Current Affairs

Current Affairs

  

  

Phillips wants regional database to track drug traffickers
Jamaica Observer
Monday, March 03, 2003


PHILLIPS. I am interested in building a regional database so that co-ordination with each other may be easier

SECURITY Minister Dr Peter Phillips wants a regional database to track the movement of illegal drug traffickers across the Caribbean.

The database, he said, would help security personnel to better co-operate and provide quick analysis and determination of regional and international narcotic dealers.
The threat faced by the Caribeban, he said, made it crucial for a high level of co-operation from all regional states.
"I am interested in building a regional database so that co-ordination with each other may be easier. We need to build more effectively on the information and knowledge we have so that we can get to the root of this illegal (narcotic) trade," Phillips said.

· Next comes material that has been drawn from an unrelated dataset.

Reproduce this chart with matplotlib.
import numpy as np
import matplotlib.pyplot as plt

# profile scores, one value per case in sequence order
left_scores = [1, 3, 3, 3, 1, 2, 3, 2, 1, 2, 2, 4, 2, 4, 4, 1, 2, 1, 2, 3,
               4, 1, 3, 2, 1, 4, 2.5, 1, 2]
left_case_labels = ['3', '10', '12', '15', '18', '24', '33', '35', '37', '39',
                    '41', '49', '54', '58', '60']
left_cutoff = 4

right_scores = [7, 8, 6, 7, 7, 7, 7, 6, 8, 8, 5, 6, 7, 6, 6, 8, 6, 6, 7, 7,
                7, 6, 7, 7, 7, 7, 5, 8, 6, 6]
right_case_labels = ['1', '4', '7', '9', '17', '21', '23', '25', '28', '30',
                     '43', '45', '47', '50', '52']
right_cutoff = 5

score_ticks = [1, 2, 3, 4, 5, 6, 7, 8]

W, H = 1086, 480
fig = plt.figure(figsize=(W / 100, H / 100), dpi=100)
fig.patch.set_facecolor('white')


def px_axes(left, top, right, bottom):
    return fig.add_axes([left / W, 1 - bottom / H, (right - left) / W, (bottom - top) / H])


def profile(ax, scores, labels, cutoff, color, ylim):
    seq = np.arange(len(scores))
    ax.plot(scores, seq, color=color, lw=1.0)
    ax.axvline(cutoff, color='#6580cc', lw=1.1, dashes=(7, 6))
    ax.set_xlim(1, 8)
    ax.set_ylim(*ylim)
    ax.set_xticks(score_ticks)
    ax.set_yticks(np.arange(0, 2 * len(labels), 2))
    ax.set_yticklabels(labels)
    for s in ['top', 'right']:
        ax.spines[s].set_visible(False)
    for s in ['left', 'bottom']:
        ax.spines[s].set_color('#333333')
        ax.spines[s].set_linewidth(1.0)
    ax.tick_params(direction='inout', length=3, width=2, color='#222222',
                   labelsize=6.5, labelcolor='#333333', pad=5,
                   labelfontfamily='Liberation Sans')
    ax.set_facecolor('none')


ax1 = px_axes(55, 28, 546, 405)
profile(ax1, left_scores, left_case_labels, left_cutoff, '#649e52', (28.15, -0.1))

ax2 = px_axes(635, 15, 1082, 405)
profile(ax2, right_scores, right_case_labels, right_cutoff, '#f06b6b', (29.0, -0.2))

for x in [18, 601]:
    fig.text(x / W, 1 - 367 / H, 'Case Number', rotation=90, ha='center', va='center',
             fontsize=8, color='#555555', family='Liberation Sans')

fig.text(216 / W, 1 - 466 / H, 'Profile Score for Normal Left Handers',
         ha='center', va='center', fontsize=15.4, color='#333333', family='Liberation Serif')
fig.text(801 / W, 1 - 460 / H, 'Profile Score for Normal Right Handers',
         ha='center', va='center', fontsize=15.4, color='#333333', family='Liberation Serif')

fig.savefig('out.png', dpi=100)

The minister who spoke Friday at the Caribbean Regional Drug Law Enforcement Training Centre, Twickenham Park, St Catherine, was addressing the closing of a three-week course for police, customs, immigration and army officers, involved in narcotics investigations.
Said Phillips: "An estimated 100 to 120 metric tons of cocaine pass through Jamaica yearly, making the island one of the largest transshipment points for cocaine in the region. The value of the trade is approximately US$300 to $600 billion per year," he said.

At the same time, he told the 33 regional law enforcement officers who completed their course Friday not to under-estimate the significance of the drug trade, which he said had an annual estimated value of US$500 billion.
According to Phillips, the region was putting the emphasis on training, explaining that in order to counteract the drug trade, law enforcement officers must have first-rate skills and be as agile, imaginative, inventive and intelligent as the druggists are. But he warned that evidence of success could be a long and difficult struggle.

Since the Caribbean Regional Drug Centre was established seven years ago, 2,758 law enforcement officers have been trained.
The 33 law officers from 11 Caribbean islands who completed their course Friday were trained in covert investigation and search techniques, clandestine lab investigations, forensic awareness, criminal intelligence analysis, surveillance tactics, money laundering and managing informants.